MLOps for quant research isn't MLOps for ML

The MLOps vocabulary — registry, lineage, monitoring, canary — comes from a world where the model serves a request and the cost of a wrong prediction is one user-visit’s worth of friction. Quant trading uses the same words but doesn’t mean the same things.

A few of the differences that matter when you’re building the platform.

”Reproducible” means something stronger

In web MLOps, reproducible-ish is fine: rerun the training pipeline, expect approximately the same model, ship the new one. In quant research, reproducible means bit-exact — a year from now, when trading questions a fill that happened today, you need to recover the exact model, the exact features, the exact data window, and the exact signal value, with no drift.

Concretely: every random seed is recorded, every library version is pinned in the registered artefact (not just in a requirements file), and the feature graph is content-addressed so a downstream node’s hash changes whenever any ancestor’s code changes. “Trust me it’s the same model” doesn’t make it past compliance.

Monitoring is bimodal

Web ML monitors one thing well: prediction quality. Quant has to monitor two things, and they’re not the same.

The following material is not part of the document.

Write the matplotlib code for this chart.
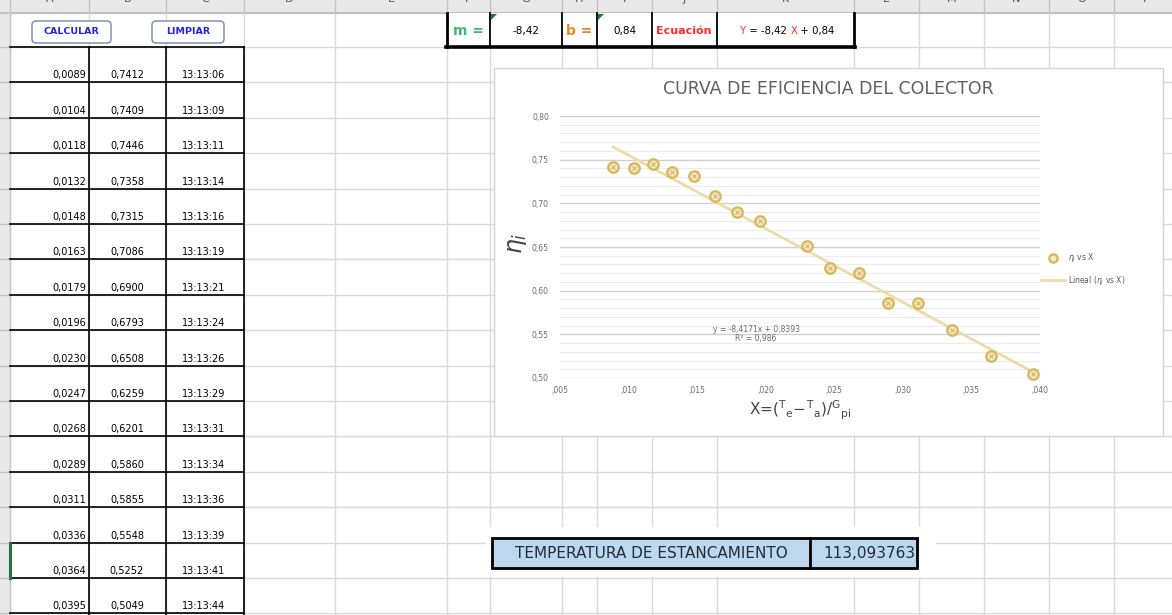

Infra freshness (is the feature up to date? is the schema what the model expects? is latency within SLO?) — pages on call.
Alpha drift (is the model still earning? is its return profile changing?) — goes to research, not to ops.

Mixing them up is how you get woken at 3am for a Sharpe that slipped from 1.4 to 1.3. The platform should route them differently by design.

”Deploy” needs a contract, not a script

In a typical ML deploy, you push a model and it serves traffic. In quant, you push a model and it consumes a market-data stream that must match what it saw in training. The deploy is a contract: the feature graph the model was trained on, the schema of that graph, and the data window over which the contract was validated.

This is why model-registry carries the feature graph hash, not just the weights. A deploy that doesn’t pass a schema check at load time is rejected — at the boundary, not at the first divergent signal.

Promotion is two questions, not one

A web model gets promoted when it beats the incumbent on a held-out metric. A trading model gets promoted when it beats the incumbent and the team can explain why. The framework should require both — a numeric report (which it generates) and a written rationale (which it stores alongside the artefact).

The second one is what stops “good number, deploy it” from being a regular occurrence. It also gives the next person to look at the model, six months later, a clue.

Rollback is the unit of safety

In web ML, the safe move during an incident is often a slow rollback: roll percentages back, watch, decide. In trading, the safe move is instant. The registry’s promotion API is a write; the rollback API is one call away and has been load-tested. If you can’t roll back in under two minutes, you don’t have a registry, you have a database.

Different shape, same vocabulary. Most of the platform work I care about is reading the MLOps literature and asking, “what would this mean if a wrong prediction cost the firm money?” — and rebuilding the bit that doesn’t survive contact with that question.